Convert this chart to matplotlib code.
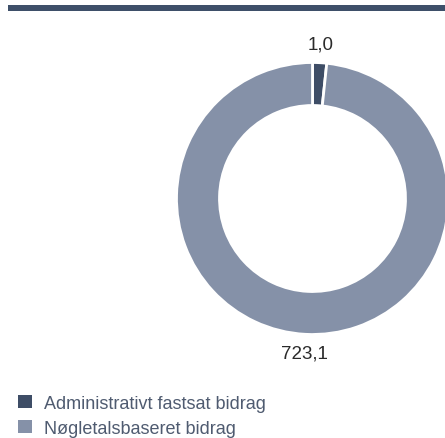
import numpy as np
import matplotlib
matplotlib.use("Agg")
import matplotlib.pyplot as plt
from matplotlib.patches import Rectangle, Patch

categories = ["Administrativt fastsat bidrag", "Nøgletalsbaseret bidrag"]
values = [1.0, 723.1]
colors = ["#3e4d66", "#8591a8"]

plt.rcParams['font.family'] = ['Liberation Sans', 'DejaVu Sans']

W, H = 445, 439
fig = plt.figure(figsize=(W / 100, H / 100), dpi=100)

# top rule
fig.add_artist(Rectangle((8 / W, 1 - 11.5 / H), (W - 8) / W, 5.5 / H,
                         transform=fig.transFigure, color="#3e4f69", lw=0))

cx, cy, R = 312.5, 199.5, 136
ax = fig.add_axes([(cx - R) / W, (H - cy - R) / H, 2 * R / W, 2 * R / H])
ax.set_xlim(-1, 1)
ax.set_ylim(-1, 1)
ax.set_aspect("equal")
ax.axis("off")

total = sum(values)
disp = np.maximum(np.array(values), total * 0.017)
labels = [f"{v:.1f}".replace(".", ",") for v in values]
wedges, texts = ax.pie(disp, colors=colors, startangle=90, counterclock=False,
                       radius=1.0, labels=labels, labeldistance=1.14,
                       wedgeprops=dict(width=43 / 136, edgecolor="white", linewidth=2.0),
                       textprops=dict(fontsize=13.5, color="#2a2a2a", ha="center", va="center"))
ax.set_xlim(-1, 1)
ax.set_ylim(-1, 1)

handles = [Patch(facecolor=c, edgecolor="none") for c in colors]
fig.legend(handles, categories, loc="upper left", bbox_to_anchor=(18 / W, 1 - 396 / H),
           frameon=False, borderpad=0, borderaxespad=0, handlelength=0.75, handleheight=0.75,
           handletextpad=0.7, labelspacing=0.45, prop=dict(size=13),
           labelcolor="#4f5b70")

fig.savefig("out.png", dpi=100)
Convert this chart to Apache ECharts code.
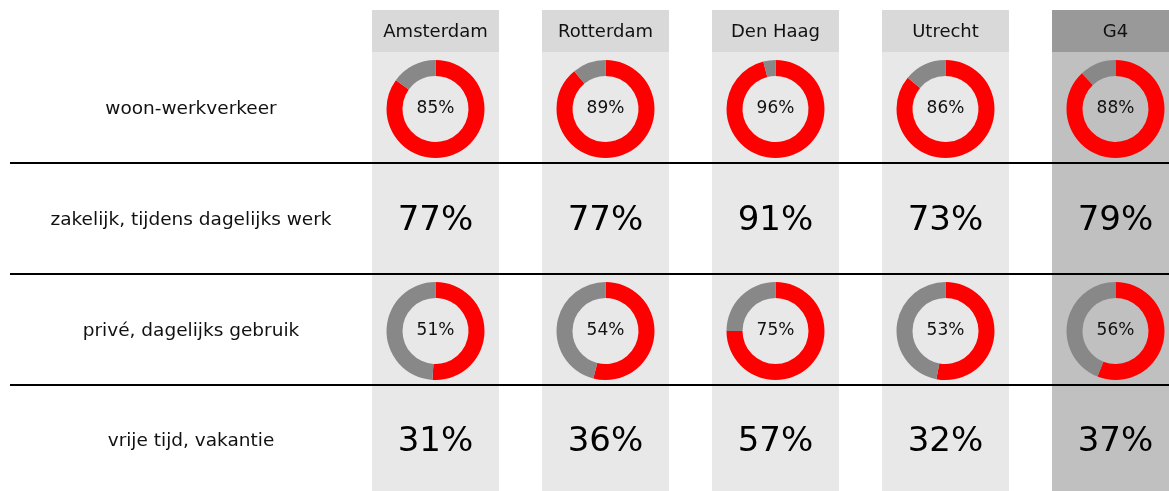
<!DOCTYPE html>
<html>
<head>
<meta charset="utf-8">
<script src="https://cdn.jsdelivr.net/npm/echarts@6/dist/echarts.min.js"></script>
<style>
  html, body { margin: 0; padding: 0; background: #fff; }
  #chart { width: 1169px; height: 491px; }
</style>
</head>
<body>
<div id="chart"></div>
<script>
// kolommen en rijen
var cities = ['Amsterdam', 'Rotterdam', 'Den Haag', 'Utrecht', 'G4'];
var motives = ['woon-werkverkeer', 'zakelijk, tijdens dagelijks werk', 'privé, dagelijks gebruik', 'vrije tijd, vakantie'];

// percentages per motief (zelfde volgorde als cities)
var woonWerk = [85, 89, 96, 86, 88];
var zakelijk = [77, 77, 91, 73, 79];
var prive = [51, 54, 75, 53, 56];
var vrijeTijd = [31, 36, 57, 32, 37];

var rows = [
  { values: woonWerk, donut: true },
  { values: zakelijk, donut: false },
  { values: prive, donut: true },
  { values: vrijeTijd, donut: false }
];

// layout
var font = 'DejaVu Sans';
var colX0 = 435.5, colStep = 170, colW = 127;
var headTop = 10, headBottom = 52, bodyBottom = 491;
var rowCenters = [109, 220, 331, 441];
var lineYs = [163, 274, 385];
var labelX = 191;

var graphics = [];
var series = [];

cities.forEach(function (c, i) {
  var cx = colX0 + colStep * i;
  var isG4 = c === 'G4';
  graphics.push({
    type: 'rect', silent: true,
    shape: { x: cx - colW / 2, y: headTop, width: colW, height: headBottom - headTop },
    style: { fill: isG4 ? '#999999' : '#d9d9d9' }
  });
  graphics.push({
    type: 'rect', silent: true,
    shape: { x: cx - colW / 2, y: headBottom, width: colW, height: bodyBottom - headBottom },
    style: { fill: isG4 ? '#c0c0c0' : '#e8e8e8' }
  });
  graphics.push({
    type: 'text', silent: true, x: cx, y: (headTop + headBottom) / 2 + 1,
    style: { text: c, font: '18px "' + font + '"', fill: '#111', align: 'center', verticalAlign: 'middle' }
  });
});

lineYs.forEach(function (y) {
  graphics.push({
    type: 'line', silent: true, z: 10,
    shape: { x1: 10, y1: y, x2: 1169, y2: y },
    style: { stroke: '#000', lineWidth: 2 }
  });
});

motives.forEach(function (m, r) {
  graphics.push({
    type: 'text', silent: true, x: labelX, y: rowCenters[r],
    style: { text: m, font: '18.5px "' + font + '"', fill: '#111', align: 'center', verticalAlign: 'middle' }
  });
  var row = rows[r];
  row.values.forEach(function (v, i) {
    var cx = colX0 + colStep * i;
    if (row.donut) {
      series.push({
        type: 'pie',
        silent: true,
        animation: false,
        center: [cx, rowCenters[r]],
        radius: [33, 49],
        startAngle: 90,
        avoidLabelOverlap: false,
        labelLine: { show: false },
        emphasis: { disabled: true },
        data: [
          { value: v, itemStyle: { color: '#ff0000' },
            label: { show: true, position: 'center', formatter: v + '%', fontFamily: font, fontSize: 17, color: '#111' } },
          { value: 100 - v, itemStyle: { color: '#888888' }, label: { show: false } }
        ]
      });
    } else {
      graphics.push({
        type: 'text', silent: true, x: cx, y: rowCenters[r] + 1,
        style: { text: v + '%', font: '34px "' + font + '"', fill: '#000', align: 'center', verticalAlign: 'middle' }
      });
    }
  });
});

var chart = echarts.init(document.getElementById('chart'));
chart.setOption({
  animation: false,
  graphic: { elements: graphics },
  series: series
});
</script>
</body>
</html>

> [Job] Repeat the listing in full and exactly. Leave any pictures out.

> [Task response]
Convert this chart to matplotlib code.
import numpy as np
import matplotlib
matplotlib.use("Agg")
import matplotlib.pyplot as plt
from matplotlib.patches import Rectangle, Patch

categories = ["Administrativt fastsat bidrag", "Nøgletalsbaseret bidrag"]
values = [1.0, 723.1]
colors = ["#3e4d66", "#8591a8"]

plt.rcParams['font.family'] = ['Liberation Sans', 'DejaVu Sans']

W, H = 445, 439
fig = plt.figure(figsize=(W / 100, H / 100), dpi=100)

# top rule
fig.add_artist(Rectangle((8 / W, 1 - 11.5 / H), (W - 8) / W, 5.5 / H,
                         transform=fig.transFigure, color="#3e4f69", lw=0))

cx, cy, R = 312.5, 199.5, 136
ax = fig.add_axes([(cx - R) / W, (H - cy - R) / H, 2 * R / W, 2 * R / H])
ax.set_xlim(-1, 1)
ax.set_ylim(-1, 1)
ax.set_aspect("equal")
ax.axis("off")

total = sum(values)
disp = np.maximum(np.array(values), total * 0.017)
labels = [f"{v:.1f}".replace(".", ",") for v in values]
wedges, texts = ax.pie(disp, colors=colors, startangle=90, counterclock=False,
                       radius=1.0, labels=labels, labeldistance=1.14,
                       wedgeprops=dict(width=43 / 136, edgecolor="white", linewidth=2.0),
                       textprops=dict(fontsize=13.5, color="#2a2a2a", ha="center", va="center"))
ax.set_xlim(-1, 1)
ax.set_ylim(-1, 1)

handles = [Patch(facecolor=c, edgecolor="none") for c in colors]
fig.legend(handles, categories, loc="upper left", bbox_to_anchor=(18 / W, 1 - 396 / H),
           frameon=False, borderpad=0, borderaxespad=0, handlelength=0.75, handleheight=0.75,
           handletextpad=0.7, labelspacing=0.45, prop=dict(size=13),
           labelcolor="#4f5b70")

fig.savefig("out.png", dpi=100)
Convert this chart to Apache ECharts code.
<!DOCTYPE html>
<html>
<head>
<meta charset="utf-8">
<script src="https://cdn.jsdelivr.net/npm/echarts@6/dist/echarts.min.js"></script>
<style>
  html, body { margin: 0; padding: 0; background: #fff; }
  #chart { width: 1169px; height: 491px; }
</style>
</head>
<body>
<div id="chart"></div>
<script>
// kolommen en rijen
var cities = ['Amsterdam', 'Rotterdam', 'Den Haag', 'Utrecht', 'G4'];
var motives = ['woon-werkverkeer', 'zakelijk, tijdens dagelijks werk', 'privé, dagelijks gebruik', 'vrije tijd, vakantie'];

// percentages per motief (zelfde volgorde als cities)
var woonWerk = [85, 89, 96, 86, 88];
var zakelijk = [77, 77, 91, 73, 79];
var prive = [51, 54, 75, 53, 56];
var vrijeTijd = [31, 36, 57, 32, 37];

var rows = [
  { values: woonWerk, donut: true },
  { values: zakelijk, donut: false },
  { values: prive, donut: true },
  { values: vrijeTijd, donut: false }
];

// layout
var font = 'DejaVu Sans';
var colX0 = 435.5, colStep = 170, colW = 127;
var headTop = 10, headBottom = 52, bodyBottom = 491;
var rowCenters = [109, 220, 331, 441];
var lineYs = [163, 274, 385];
var labelX = 191;

var graphics = [];
var series = [];

cities.forEach(function (c, i) {
  var cx = colX0 + colStep * i;
  var isG4 = c === 'G4';
  graphics.push({
    type: 'rect', silent: true,
    shape: { x: cx - colW / 2, y: headTop, width: colW, height: headBottom - headTop },
    style: { fill: isG4 ? '#999999' : '#d9d9d9' }
  });
  graphics.push({
    type: 'rect', silent: true,
    shape: { x: cx - colW / 2, y: headBottom, width: colW, height: bodyBottom - headBottom },
    style: { fill: isG4 ? '#c0c0c0' : '#e8e8e8' }
  });
  graphics.push({
    type: 'text', silent: true, x: cx, y: (headTop + headBottom) / 2 + 1,
    style: { text: c, font: '18px "' + font + '"', fill: '#111', align: 'center', verticalAlign: 'middle' }
  });
});

lineYs.forEach(function (y) {
  graphics.push({
    type: 'line', silent: true, z: 10,
    shape: { x1: 10, y1: y, x2: 1169, y2: y },
    style: { stroke: '#000', lineWidth: 2 }
  });
});

motives.forEach(function (m, r) {
  graphics.push({
    type: 'text', silent: true, x: labelX, y: rowCenters[r],
    style: { text: m, font: '18.5px "' + font + '"', fill: '#111', align: 'center', verticalAlign: 'middle' }
  });
  var row = rows[r];
  row.values.forEach(function (v, i) {
    var cx = colX0 + colStep * i;
    if (row.donut) {
      series.push({
        type: 'pie',
        silent: true,
        animation: false,
        center: [cx, rowCenters[r]],
        radius: [33, 49],
        startAngle: 90,
        avoidLabelOverlap: false,
        labelLine: { show: false },
        emphasis: { disabled: true },
        data: [
          { value: v, itemStyle: { color: '#ff0000' },
            label: { show: true, position: 'center', formatter: v + '%', fontFamily: font, fontSize: 17, color: '#111' } },
          { value: 100 - v, itemStyle: { color: '#888888' }, label: { show: false } }
        ]
      });
    } else {
      graphics.push({
        type: 'text', silent: true, x: cx, y: rowCenters[r] + 1,
        style: { text: v + '%', font: '34px "' + font + '"', fill: '#000', align: 'center', verticalAlign: 'middle' }
      });
    }
  });
});

var chart = echarts.init(document.getElementById('chart'));
chart.setOption({
  animation: false,
  graphic: { elements: graphics },
  series: series
});
</script>
</body>
</html>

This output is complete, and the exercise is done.